Vortex, Alzheimer en split-screen : entretien avec le comédien Dario Argento

Le dernier film du sulfureux réalisateur franco-argentin Gaspar Noé, Vortex, est sorti cette semaine dans les salles obscures. L’histoire ? Celle d’un couple âgé vivant dans un appartement parisien entourés de livres et de souvenirs. Il est cinéphile, historien et théoricien du cinéma ; elle est psychanalyste à la retraite et atteinte de la maladie d’Alzheimer. Amoureux, ils vont vivre leurs derniers jours. Entretien avec l’acteur.


C’est la première fois que vous tenez le rôle principal d’un film.
J’ai été le narrateur de plusieurs de mes films, dont Suspiria, Opera ou Tenebrae et l’on voit mes mains qui poignardent des femmes dans les giallos. Gaspar est un de mes grands amis, nous nous connaissons depuis plus de vingt ans.
 
Il m’a supplié, m’a dit que le film était écrit pour moi, tout mon entourage m’a conseillé de tourner dans Vortex. Pourtant, quand Gaspar est venu me voir à Rome et m’a fait visionner son film Love, à dix heures du matin, je dois vous avouer que j’ai eu un gros doute...
 
C’est ma fille, Asia, qui m’a finalement convaincu. Et à 80 ans, j’ai donc accepté de jouer un premier rôle, en français en plus. J’y ai mis toute ma volonté, toute ma force, tout mon être.
 
Qu’avez-vous pensé du scénario ?
Mais il n’y avait pas de scénario, juste une quinzaine de pages. Avec mes deux partenaires, nous avons improvisé tout le film. Gaspar nous parlait d’une situation, et nous improvisions plus ou moins longtemps.

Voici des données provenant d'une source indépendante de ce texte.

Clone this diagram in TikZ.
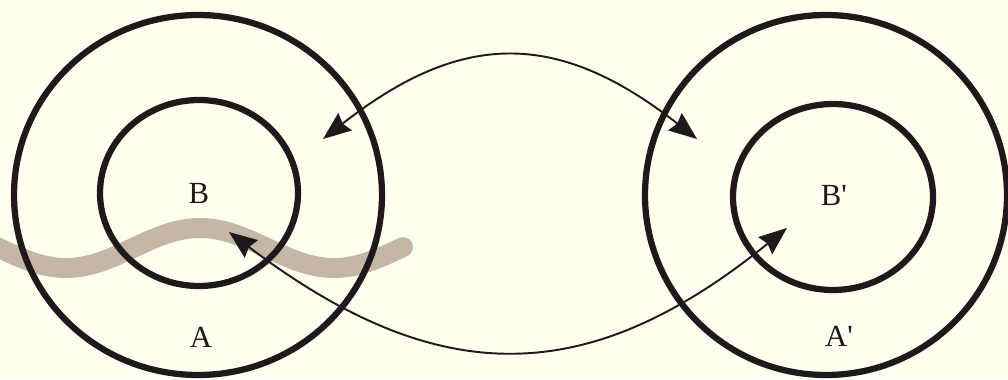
\documentclass[tikz,border=0pt]{standalone}
\usepackage{fontspec}
\setmainfont{Liberation Serif}
\usetikzlibrary{arrows.meta}
\definecolor{paper}{RGB}{255,255,240}
\definecolor{ink}{RGB}{30,26,27}
\definecolor{sand}{RGB}{196,183,166}
\begin{document}
\begin{tikzpicture}[x=0.02cm,y=-0.02cm,font=\fontsize{17.5}{20}\selectfont]
  \tikzset{
    ring/.style={draw=ink,line width=0.125cm},
    link/.style={draw=ink,line width=1.1pt,{Stealth[length=5.6mm,width=4.4mm,inset=0.6mm]}-{Stealth[length=5.6mm,width=4.4mm,inset=0.6mm]}},
    wave/.style={draw=sand,line width=0.4cm,line cap=round},
    lbl/.style={anchor=base,inner sep=0pt,text=ink}
  }
  \fill[paper] (0,0) rectangle (1008,379);
  \useasboundingbox (0,0) rectangle (1008,379);
  % wavy band behind the rings
  \draw[wave] plot[domain=-40:403,samples=80,smooth] (\x,{248-20*cos((\x-200)/268*360)});
  % left pair
  \draw[ring] (198,195) ellipse[x radius=184,y radius=180];
  \draw[ring] (199,193) ellipse[x radius=99,y radius=93];
  % right pair
  \draw[ring] (826,195) ellipse[x radius=181,y radius=180];
  \draw[ring] (833,197) ellipse[x radius=100,y radius=93];
  \node[lbl] (b)  at (199,203) {B};
  \node[lbl] (a)  at (201,347) {A};
  \node[lbl] (b2) at (834,205) {B\textquotesingle};
  \node[lbl] (a2) at (839,346) {A\textquotesingle};
  \coordinate (ptop1) at (323,139);
  \coordinate (ptop2) at (697,139);
  \coordinate (pbot1) at (229,232);
  \coordinate (pbot2) at (787,228);
  \draw[link] (ptop1) .. controls (462,30) and (558,30) .. (ptop2);
  \draw[link] (pbot1) .. controls (438,390) and (587,390) .. (pbot2);
\end{tikzpicture}
\end{document}
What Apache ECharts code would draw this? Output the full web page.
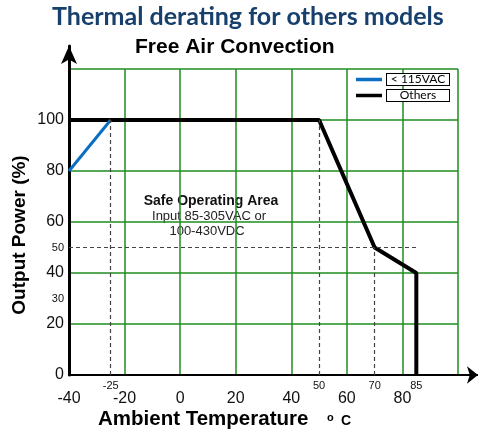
<!DOCTYPE html>
<html>
<head>
<meta charset="utf-8">
<script src="https://cdn.jsdelivr.net/npm/echarts@6/dist/echarts.min.js"></script>
<style>
  html, body { margin: 0; padding: 0; background: #fff; }
  #chart { width: 478px; height: 434px; }
</style>
</head>
<body>
<div id="chart"></div>
<script>
// ---- data ----
const chartTitle = 'Thermal derating for others models';
const chartSubtitle = 'Free Air Convection';
const xTitle = 'Ambient Temperature';
const yTitle = 'Output Power (%)';
const seriesNames = ['< 115VAC', 'Others'];
const lowVacCurve = [[-40, 80], [-25, 100]];
const othersCurve = [[-40, 100], [50, 100], [70, 50], [85, 40], [85, 0]];
const xMainTicks = [-40, -20, 0, 20, 40, 60, 80];
const xMarkTicks = [-25, 50, 70, 85];
const yMainTicks = [0, 20, 40, 60, 80, 100];
const yMarkTicks = [30, 50];
// dashed guides: vertical [x, fromY, toY], horizontal [y, fromX, toX]
const guideVertical = [[-25, 0, 100], [50, 0, 100], [70, 0, 50]];
const guideHorizontal = [[50, -40, 85]];
const areaLines = ['Safe Operating Area', 'Input 85-305VAC or', '100-430VDC'];

const green = '#1e8c1e';
const chart = echarts.init(document.getElementById('chart'), null, { renderer: 'canvas' });

const markData = [];
guideVertical.forEach(g => markData.push([{ coord: [g[0], g[1]] }, { coord: [g[0], g[2]] }]));
guideHorizontal.forEach(g => markData.push([{ coord: [g[1], g[0]] }, { coord: [g[2], g[0]] }]));

const option = {
  backgroundColor: '#fff',
  animation: false,
  title: [
    { text: chartTitle, left: 52, top: 4, padding: 0,
      textStyle: { fontFamily: 'Lato', fontWeight: 'bold', fontSize: 25, color: '#17406d' } },
    { text: chartSubtitle, left: 135, top: 37, padding: 0,
      textStyle: { fontFamily: 'Liberation Sans', fontWeight: 'bold', fontSize: 21, color: '#000' } }
  ],
  legend: {
    orient: 'vertical', left: 356, top: 73, itemGap: 3, padding: 0,
    icon: 'rect', itemWidth: 26, itemHeight: 3.5,
    data: seriesNames,
    formatter: name => '{t|' + name + '}',
    textStyle: {
      fontFamily: 'Lato', fontSize: 12, color: '#000',
      borderColor: '#000', borderWidth: 1, backgroundColor: '#fff',
      padding: [0, 2], lineHeight: 11,
      rich: { t: { width: 58, align: 'center', fontFamily: 'Lato', fontSize: 12, lineHeight: 11, color: '#000' } }
    }
  },
  grid: [
    { left: 69, right: 20, top: 69, bottom: 59 },
    { left: 69, right: 0, top: 46, bottom: 59 }
  ],
  xAxis: [
    { type: 'value', gridIndex: 0, min: -40, max: 100, interval: 20, position: 'bottom',
      axisLine: { show: false }, axisTick: { show: false },
      splitLine: { show: true, lineStyle: { color: green, width: 1.5 } },
      axisLabel: { fontFamily: 'Liberation Sans', fontSize: 16, color: '#111', margin: 16,
        formatter: v => xMainTicks.includes(v) ? String(v) : '' } },
    { type: 'value', gridIndex: 0, min: -40, max: 100, interval: 5, position: 'bottom', offset: 0,
      axisLine: { show: false }, axisTick: { show: false }, splitLine: { show: false },
      axisLabel: { fontFamily: 'Liberation Sans', fontSize: 11, color: '#111', margin: 5,
        showMinLabel: true, showMaxLabel: true,
        formatter: v => xMarkTicks.includes(v) ? String(v) : '' } },
    { type: 'value', gridIndex: 1, min: 0, max: 1,
      axisLine: { show: true, symbol: ['none', 'arrow'], symbolSize: [13, 11],
        lineStyle: { color: '#000', width: 2 } },
      axisTick: { show: false }, axisLabel: { show: false }, splitLine: { show: false } }
  ],
  yAxis: [
    { type: 'value', gridIndex: 0, min: 0, max: 120, interval: 20, position: 'left',
      axisLine: { show: false }, axisTick: { show: false },
      splitLine: { show: true, lineStyle: { color: green, width: 1.5 } },
      axisLabel: { fontFamily: 'Liberation Sans', fontSize: 16, color: '#111', margin: 5,
        formatter: v => yMainTicks.includes(v) ? String(v) : '' } },
    { type: 'value', gridIndex: 0, min: 0, max: 120, interval: 10, position: 'left', offset: 0,
      axisLine: { show: false }, axisTick: { show: false }, splitLine: { show: false },
      axisLabel: { fontFamily: 'Liberation Sans', fontSize: 11, color: '#111', margin: 5,
        formatter: v => yMarkTicks.includes(v) ? String(v) : '' } },
    { type: 'value', gridIndex: 1, min: 0, max: 1,
      axisLine: { show: true, symbol: ['none', 'arrow'], symbolSize: [12, 18],
        lineStyle: { color: '#000', width: 3 } },
      axisTick: { show: false }, axisLabel: { show: false }, splitLine: { show: false } }
  ],
  series: [
    { type: 'line', name: 'guides', xAxisIndex: 0, yAxisIndex: 0, data: [], silent: true,
      markLine: { silent: true, symbol: ['none', 'none'], label: { show: false },
        lineStyle: { color: '#444', width: 1.2, type: [4, 3] }, data: markData } },
    { type: 'line', name: seriesNames[1], xAxisIndex: 0, yAxisIndex: 0, data: othersCurve,
      symbol: 'none', clip: false, color: '#000', lineStyle: { color: '#000', width: 4 } },
    { type: 'line', name: seriesNames[0], xAxisIndex: 0, yAxisIndex: 0, data: lowVacCurve,
      symbol: 'none', clip: false, color: '#0a6fc2', lineStyle: { color: '#0a6fc2', width: 3 } }
  ],
  graphic: [
    { type: 'text', left: 98, top: 409,
      style: { text: xTitle, font: 'bold 20.5px "Liberation Sans"', fill: '#000' } },
    { type: 'text', left: 327, top: 412,
      style: { text: 'o', font: 'bold 11px "Liberation Sans"', fill: '#000' } },
    { type: 'text', left: 341, top: 414,
      style: { text: 'C', font: 'bold 14px "Liberation Sans"', fill: '#000' } },
    { type: 'text', x: 20, y: 235, rotation: Math.PI / 2,
      style: { text: yTitle, font: 'bold 19px "Liberation Sans"', fill: '#000',
        align: 'center', verticalAlign: 'middle' } },
    { type: 'text', x: 211, y: 201,
      style: { text: areaLines[0], font: 'bold 14px "Liberation Sans"', fill: '#111',
        align: 'center', verticalAlign: 'middle' } },
    { type: 'text', x: 209, y: 216,
      style: { text: areaLines[1], font: '13px "Liberation Sans"', fill: '#222',
        align: 'center', verticalAlign: 'middle' } },
    { type: 'text', x: 207, y: 231,
      style: { text: areaLines[2], font: '13px "Liberation Sans"', fill: '#222',
        align: 'center', verticalAlign: 'middle' } }
  ]
};
chart.setOption(option);
</script>
</body>
</html>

Mais ce n’était pas vraiment compliqué, je pense que cela aurait été plus dur pour moi avec un vrai scénario, des dialogues à respecter, alors que j’ai des difficultés avec le français. Il fallait aller chercher la vérité au plus profond de moi, de mes sentiments.
 
Votre expérience de metteur en scène vous a-t-elle servie pour incarner un personnage ?
Bien sûr. Pendant des années, j’ai dirigé des comédiens, j’étais à leurs côtés. Et je m’en suis souvenu. Sur Vortex, c’était parfois très technique, à cause du tournage avec deux caméras et du split screen, avec de nombreuses prises, même si je tourne moi aussi mes films avec deux caméras.
 
En tant qu’acteur, tu n’y penses pas, tu penses à tes marques, à ce que tu dois dire, mais pas aux
caméras. Gaspar cadrait lui-même, il était derrière une des caméras, il participait et parlait beaucoup
aux comédiens. Mais c’était très fatigant. On tournait plusieurs fois de suite la même scène,
mais je ne me souvenais pas de mes improvisations et donc je faisais autre chose...
 
Les séances d’improvisation étaient parfois très longues, je me souviens notamment de ma discussion au téléphone avec mon ami le critique Jean-Baptiste Thoret, cela a duré 31 minutes !
 
D’ailleurs, vous interprétez un critique de cinéma.
Vous savez, j’ai commencé ma carrière comme critique. Avant d’écrire le scénario d’Il était une fois dans l’Ouest pour Sergio Leone et de devenir metteur en scène, j’étais critique de cinéma, notamment pour le quotidien romain Paese Sera. Pour Vortex, Gaspar m’a demandé quelle était la profession de
mon personnage et j’ai pensé à critique de cinéma.
 
Un mot. sur vos partenaires, Françoise Lebrun et Alex Lutz.
Françoise est une comédienne très intéressante et Alex est un improvisateur né, vraiment très doué. Il m’a beaucoup aidé pour mes improvisations.
 
Vous débutez fin juin le tournage de votre nouveau film, Occiali Neri, alors que vous n’avez pas réalisé depuis dix ans. Comment vous sentez-vous ?
Un peu agité, je n’arrive plus à dormir (rires)... C’est bien sûr un giallo, « Lunettes noires », avec Asia.
 
Que retiendrez-vous de Vortex ?
C’est un film très intime pour Gaspar, une histoire personnelle qui le touche. C’est peut-être pour lui le film le plus important qu’il ait réalisé. Je suis très heureux de cette expérience, enthousiaste, mais je ne ferai plus jamais l’acteur, Vortex restera une expérience unique. C’est fini, absolument fini. Pour que cela reste unique.